GIVEN EXERCISE → Scan the material below for lines with the word "this" and report how many there are, with nothing added.

------------

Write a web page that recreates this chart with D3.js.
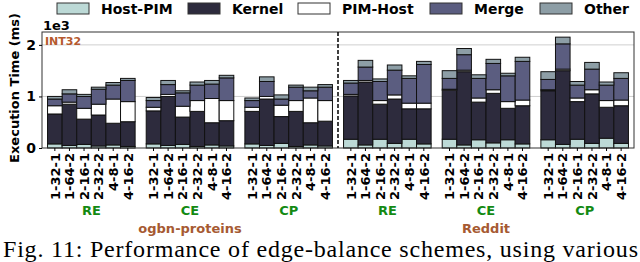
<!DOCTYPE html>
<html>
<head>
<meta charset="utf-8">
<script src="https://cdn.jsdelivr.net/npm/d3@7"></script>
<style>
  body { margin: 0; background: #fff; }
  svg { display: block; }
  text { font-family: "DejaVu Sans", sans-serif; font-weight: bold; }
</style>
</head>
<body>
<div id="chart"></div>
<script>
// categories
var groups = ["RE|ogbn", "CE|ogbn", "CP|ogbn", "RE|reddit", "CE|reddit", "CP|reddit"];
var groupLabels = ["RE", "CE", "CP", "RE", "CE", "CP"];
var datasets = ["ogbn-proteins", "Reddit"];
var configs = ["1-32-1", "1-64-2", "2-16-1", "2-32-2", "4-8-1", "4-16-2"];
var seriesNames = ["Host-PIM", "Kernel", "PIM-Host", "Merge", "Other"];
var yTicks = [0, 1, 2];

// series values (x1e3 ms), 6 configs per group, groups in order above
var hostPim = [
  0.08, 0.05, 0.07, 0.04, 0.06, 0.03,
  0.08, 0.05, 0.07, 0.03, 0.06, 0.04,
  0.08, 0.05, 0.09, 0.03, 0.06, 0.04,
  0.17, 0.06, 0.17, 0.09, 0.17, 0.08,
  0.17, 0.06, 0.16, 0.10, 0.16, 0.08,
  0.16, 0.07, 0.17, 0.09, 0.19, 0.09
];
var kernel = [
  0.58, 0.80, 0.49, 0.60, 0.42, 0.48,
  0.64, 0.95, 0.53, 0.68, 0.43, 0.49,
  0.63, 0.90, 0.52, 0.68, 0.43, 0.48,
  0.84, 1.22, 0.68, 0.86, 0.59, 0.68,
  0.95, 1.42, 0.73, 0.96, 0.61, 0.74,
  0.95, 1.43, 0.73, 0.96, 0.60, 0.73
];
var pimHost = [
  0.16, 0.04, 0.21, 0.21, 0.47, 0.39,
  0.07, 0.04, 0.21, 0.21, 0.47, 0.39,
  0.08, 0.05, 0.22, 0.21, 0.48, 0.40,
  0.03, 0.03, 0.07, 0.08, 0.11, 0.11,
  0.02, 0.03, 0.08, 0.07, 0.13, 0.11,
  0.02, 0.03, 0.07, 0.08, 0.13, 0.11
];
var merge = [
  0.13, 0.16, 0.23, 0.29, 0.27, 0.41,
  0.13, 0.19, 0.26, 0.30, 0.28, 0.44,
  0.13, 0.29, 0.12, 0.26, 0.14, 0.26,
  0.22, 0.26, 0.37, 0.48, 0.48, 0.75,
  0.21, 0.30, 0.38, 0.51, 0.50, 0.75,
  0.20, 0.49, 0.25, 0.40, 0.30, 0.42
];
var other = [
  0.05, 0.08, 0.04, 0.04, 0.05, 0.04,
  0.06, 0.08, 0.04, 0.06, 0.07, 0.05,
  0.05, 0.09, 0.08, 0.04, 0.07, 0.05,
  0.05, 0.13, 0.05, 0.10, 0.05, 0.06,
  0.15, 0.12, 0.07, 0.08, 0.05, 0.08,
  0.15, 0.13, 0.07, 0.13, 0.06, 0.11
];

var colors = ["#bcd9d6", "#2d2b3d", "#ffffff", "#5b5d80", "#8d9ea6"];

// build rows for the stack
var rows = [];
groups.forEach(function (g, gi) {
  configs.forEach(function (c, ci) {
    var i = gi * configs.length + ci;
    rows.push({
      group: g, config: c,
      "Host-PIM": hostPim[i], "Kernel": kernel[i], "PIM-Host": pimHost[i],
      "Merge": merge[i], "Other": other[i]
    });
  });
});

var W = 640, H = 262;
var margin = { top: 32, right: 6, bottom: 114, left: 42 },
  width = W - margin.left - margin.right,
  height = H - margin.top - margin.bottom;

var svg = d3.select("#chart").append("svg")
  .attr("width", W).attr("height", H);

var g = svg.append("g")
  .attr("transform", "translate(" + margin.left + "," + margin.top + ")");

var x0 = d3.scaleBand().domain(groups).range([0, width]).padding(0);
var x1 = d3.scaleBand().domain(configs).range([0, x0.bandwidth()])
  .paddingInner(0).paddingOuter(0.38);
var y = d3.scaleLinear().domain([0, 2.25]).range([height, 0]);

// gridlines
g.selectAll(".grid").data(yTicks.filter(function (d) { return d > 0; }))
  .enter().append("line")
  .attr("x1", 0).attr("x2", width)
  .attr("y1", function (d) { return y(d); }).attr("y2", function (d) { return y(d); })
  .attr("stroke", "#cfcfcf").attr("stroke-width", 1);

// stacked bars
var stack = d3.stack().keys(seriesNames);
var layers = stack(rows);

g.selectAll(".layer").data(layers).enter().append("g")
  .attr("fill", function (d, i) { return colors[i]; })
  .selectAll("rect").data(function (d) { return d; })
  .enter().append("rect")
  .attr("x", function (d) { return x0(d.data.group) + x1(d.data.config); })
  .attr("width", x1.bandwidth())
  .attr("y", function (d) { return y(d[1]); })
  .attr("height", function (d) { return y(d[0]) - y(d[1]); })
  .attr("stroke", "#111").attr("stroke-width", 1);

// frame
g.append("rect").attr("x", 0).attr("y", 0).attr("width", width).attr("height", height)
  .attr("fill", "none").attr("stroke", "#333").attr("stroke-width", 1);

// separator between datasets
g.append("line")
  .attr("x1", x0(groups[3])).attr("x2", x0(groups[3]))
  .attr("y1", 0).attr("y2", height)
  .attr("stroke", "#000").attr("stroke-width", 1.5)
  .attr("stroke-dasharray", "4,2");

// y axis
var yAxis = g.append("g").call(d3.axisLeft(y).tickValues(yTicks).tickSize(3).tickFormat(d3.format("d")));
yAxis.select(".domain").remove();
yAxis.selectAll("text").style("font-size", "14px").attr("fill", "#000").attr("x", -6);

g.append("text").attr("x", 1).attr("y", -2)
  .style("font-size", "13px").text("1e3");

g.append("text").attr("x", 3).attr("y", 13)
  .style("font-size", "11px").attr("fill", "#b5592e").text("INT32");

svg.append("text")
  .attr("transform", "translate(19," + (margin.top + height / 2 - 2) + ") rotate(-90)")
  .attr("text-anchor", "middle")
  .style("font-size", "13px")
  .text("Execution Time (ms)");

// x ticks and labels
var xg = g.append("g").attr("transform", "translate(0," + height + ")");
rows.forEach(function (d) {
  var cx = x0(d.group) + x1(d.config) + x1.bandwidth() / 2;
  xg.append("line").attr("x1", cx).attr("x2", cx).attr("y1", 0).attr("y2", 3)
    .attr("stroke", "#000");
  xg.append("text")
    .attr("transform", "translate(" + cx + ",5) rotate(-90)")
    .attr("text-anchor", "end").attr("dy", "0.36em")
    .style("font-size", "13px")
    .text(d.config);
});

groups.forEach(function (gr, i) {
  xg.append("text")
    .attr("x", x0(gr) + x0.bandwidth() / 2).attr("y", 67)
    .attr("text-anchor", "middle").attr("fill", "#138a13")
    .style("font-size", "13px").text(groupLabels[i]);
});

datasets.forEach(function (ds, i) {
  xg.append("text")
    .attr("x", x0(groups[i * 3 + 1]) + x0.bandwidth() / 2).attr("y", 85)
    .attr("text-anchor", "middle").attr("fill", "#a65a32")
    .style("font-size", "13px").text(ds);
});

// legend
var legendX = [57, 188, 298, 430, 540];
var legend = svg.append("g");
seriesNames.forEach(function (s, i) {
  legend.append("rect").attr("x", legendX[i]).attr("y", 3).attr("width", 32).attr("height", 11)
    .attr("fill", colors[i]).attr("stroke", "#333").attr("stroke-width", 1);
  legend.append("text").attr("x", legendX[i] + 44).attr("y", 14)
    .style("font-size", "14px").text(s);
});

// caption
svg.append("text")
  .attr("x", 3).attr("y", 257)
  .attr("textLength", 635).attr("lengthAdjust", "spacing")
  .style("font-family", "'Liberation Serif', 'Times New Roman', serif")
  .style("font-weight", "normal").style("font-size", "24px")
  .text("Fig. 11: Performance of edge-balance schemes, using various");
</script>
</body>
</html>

------------

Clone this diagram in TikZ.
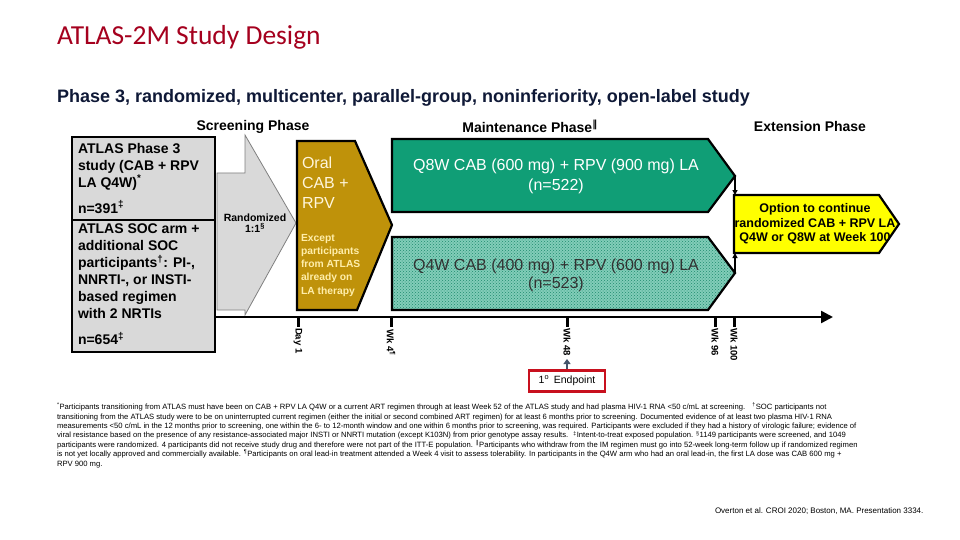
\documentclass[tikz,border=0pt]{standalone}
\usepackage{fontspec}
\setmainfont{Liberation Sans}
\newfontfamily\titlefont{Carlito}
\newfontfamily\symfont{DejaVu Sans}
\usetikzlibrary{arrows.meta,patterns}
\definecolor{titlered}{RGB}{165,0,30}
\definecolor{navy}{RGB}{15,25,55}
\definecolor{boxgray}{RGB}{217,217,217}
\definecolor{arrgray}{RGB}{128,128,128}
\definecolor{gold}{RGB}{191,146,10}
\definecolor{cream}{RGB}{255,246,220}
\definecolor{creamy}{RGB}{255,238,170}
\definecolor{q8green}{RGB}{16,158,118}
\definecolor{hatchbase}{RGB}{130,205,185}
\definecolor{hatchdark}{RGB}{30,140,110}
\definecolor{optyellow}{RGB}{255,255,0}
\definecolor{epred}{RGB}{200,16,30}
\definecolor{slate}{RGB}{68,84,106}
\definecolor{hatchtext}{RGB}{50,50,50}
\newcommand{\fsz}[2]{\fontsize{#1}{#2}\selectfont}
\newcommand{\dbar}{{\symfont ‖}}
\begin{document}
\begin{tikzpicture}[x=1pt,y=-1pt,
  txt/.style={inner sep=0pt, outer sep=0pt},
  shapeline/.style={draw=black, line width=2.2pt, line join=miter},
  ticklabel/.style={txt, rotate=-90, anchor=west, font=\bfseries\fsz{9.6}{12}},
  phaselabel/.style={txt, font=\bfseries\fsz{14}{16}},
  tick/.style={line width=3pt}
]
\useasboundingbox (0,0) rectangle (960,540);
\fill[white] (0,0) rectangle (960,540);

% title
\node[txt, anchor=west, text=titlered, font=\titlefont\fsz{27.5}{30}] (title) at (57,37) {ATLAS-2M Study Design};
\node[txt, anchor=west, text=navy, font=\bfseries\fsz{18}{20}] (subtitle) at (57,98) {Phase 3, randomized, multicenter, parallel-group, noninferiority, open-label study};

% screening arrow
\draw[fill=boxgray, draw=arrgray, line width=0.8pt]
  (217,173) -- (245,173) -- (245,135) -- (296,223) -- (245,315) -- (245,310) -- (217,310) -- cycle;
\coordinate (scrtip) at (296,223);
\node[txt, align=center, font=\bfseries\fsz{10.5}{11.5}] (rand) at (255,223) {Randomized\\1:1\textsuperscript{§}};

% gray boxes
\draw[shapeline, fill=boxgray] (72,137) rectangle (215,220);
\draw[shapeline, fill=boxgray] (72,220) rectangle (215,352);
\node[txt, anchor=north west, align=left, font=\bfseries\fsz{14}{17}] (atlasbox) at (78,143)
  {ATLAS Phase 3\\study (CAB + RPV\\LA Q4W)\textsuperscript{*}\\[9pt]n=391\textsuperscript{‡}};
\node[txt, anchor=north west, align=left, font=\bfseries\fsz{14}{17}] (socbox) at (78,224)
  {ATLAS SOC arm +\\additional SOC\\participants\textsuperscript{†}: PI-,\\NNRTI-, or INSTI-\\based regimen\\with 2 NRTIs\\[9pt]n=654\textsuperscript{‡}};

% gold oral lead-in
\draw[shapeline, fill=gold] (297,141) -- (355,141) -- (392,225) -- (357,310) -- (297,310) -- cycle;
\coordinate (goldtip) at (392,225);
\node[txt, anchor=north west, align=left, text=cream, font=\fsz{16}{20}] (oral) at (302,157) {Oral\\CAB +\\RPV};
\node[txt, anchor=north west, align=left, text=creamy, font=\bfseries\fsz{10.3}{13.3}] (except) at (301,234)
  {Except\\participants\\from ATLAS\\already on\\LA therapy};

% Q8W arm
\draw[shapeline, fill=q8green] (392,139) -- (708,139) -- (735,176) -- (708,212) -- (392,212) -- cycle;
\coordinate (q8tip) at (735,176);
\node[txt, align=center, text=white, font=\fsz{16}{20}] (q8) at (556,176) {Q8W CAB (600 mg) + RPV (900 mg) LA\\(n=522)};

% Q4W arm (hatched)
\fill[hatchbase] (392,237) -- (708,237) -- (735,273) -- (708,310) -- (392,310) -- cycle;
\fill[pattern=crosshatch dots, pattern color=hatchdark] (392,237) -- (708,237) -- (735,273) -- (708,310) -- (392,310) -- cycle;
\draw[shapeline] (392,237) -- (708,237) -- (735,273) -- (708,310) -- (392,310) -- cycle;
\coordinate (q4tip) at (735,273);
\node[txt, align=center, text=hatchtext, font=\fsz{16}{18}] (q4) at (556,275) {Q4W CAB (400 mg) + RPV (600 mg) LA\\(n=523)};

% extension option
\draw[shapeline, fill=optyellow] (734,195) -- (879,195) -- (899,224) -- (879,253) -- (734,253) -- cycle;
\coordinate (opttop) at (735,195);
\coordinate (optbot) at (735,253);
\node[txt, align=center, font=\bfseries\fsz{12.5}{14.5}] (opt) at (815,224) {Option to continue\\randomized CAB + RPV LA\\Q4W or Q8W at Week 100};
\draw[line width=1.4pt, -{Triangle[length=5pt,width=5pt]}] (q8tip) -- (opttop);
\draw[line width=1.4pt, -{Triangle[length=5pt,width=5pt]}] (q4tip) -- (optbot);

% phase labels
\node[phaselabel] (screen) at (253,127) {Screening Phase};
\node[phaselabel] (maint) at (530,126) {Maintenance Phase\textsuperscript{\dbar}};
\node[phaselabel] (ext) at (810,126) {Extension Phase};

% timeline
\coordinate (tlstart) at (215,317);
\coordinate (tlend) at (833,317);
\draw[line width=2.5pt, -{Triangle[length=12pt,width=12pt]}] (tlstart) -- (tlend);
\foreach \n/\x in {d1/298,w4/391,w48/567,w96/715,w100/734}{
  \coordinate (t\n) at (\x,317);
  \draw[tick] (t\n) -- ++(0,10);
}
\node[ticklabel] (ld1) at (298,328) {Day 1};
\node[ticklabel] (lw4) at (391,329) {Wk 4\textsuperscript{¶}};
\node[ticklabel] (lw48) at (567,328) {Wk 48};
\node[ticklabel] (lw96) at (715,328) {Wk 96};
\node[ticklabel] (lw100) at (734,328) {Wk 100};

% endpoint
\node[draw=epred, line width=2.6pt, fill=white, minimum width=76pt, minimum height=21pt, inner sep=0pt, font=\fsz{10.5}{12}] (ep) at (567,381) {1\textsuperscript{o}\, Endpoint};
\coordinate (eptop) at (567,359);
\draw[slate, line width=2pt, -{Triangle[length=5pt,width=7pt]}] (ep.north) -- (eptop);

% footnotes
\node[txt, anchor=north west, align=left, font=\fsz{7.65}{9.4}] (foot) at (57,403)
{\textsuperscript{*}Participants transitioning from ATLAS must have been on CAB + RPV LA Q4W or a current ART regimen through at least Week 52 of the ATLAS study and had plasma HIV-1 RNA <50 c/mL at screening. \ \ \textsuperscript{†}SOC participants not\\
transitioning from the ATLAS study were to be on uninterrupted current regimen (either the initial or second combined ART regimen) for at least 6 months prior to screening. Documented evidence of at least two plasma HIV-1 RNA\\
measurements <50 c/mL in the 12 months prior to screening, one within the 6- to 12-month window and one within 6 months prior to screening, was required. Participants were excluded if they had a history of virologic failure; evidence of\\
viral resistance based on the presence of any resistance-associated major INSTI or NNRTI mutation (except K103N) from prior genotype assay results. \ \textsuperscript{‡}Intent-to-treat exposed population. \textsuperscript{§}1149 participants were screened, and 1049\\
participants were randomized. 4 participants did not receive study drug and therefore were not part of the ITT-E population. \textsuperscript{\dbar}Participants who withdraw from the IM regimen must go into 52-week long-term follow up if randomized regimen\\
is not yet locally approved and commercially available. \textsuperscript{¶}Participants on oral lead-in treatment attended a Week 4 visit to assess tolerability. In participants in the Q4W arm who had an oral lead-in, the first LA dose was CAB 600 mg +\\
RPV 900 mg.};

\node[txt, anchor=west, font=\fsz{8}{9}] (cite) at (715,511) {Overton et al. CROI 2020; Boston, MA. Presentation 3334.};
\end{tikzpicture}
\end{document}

------------

ANSWER BELOW → 2